Oh, I see. It seems like the obvious solution to that, from a zwave protocol perspective, is multicast. I don’t think I’ve ever seen a device like a switch implement the ability to send multicast messages, but I don’t see why you couldn’t.
For clarification to a non-tech guy, there are two kinds of zwave messages: unicast and multicast.
A unicast message has one sender and one recipient.
A multicast message has one sender and multiple recipients.
So currently, if I set up my inovelli switch with node id 1 to be associated with nodes 2, 3, 4 and 5, when I do something on the switch, it has to send 4 separate zwave messages, one after the other. Each of the four other nodes “hears” all four messages, but doesn’t “listen” to 3 of them because they’re addressed to someone else.
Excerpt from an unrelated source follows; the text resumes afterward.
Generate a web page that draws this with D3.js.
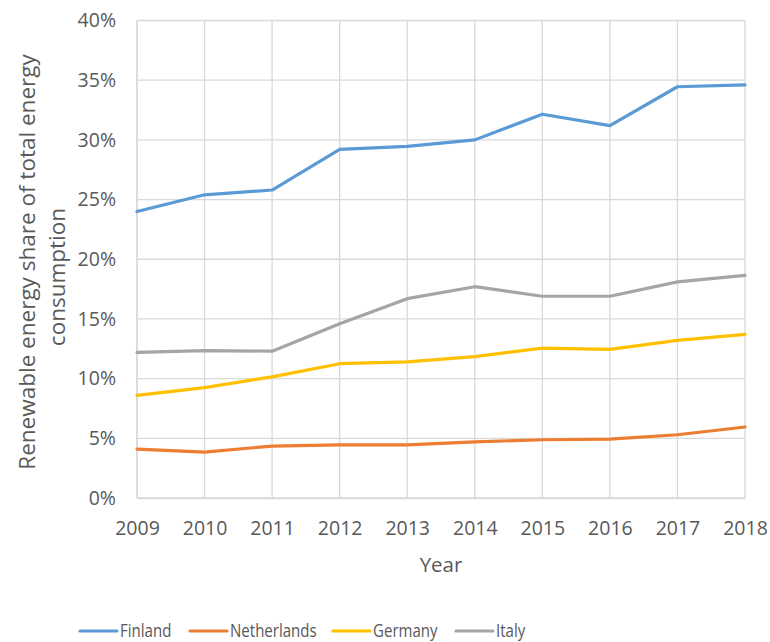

Sending a single multicast message would allow the switch to send one message with all four nodes listed as recipients, so they’d all “listen” when they “hear” the message, and all turn on/off/whatever.
Analogy:
You’re in a room with your two children, Alice and Bob. You want them to clean up the toys.
Unicast is saying:
“Alice, go clean up the toys.”
“Bob, go clean up the toys.”
Multicast is saying:
“Alice and Bob, go clean up the toys.”
It seems like the bigger challenge to this sort of direct zwave control is availability of zwave smart bulbs. Yours is pretty much the only one I’m aware of on the market, while zigbee bulbs are widespread.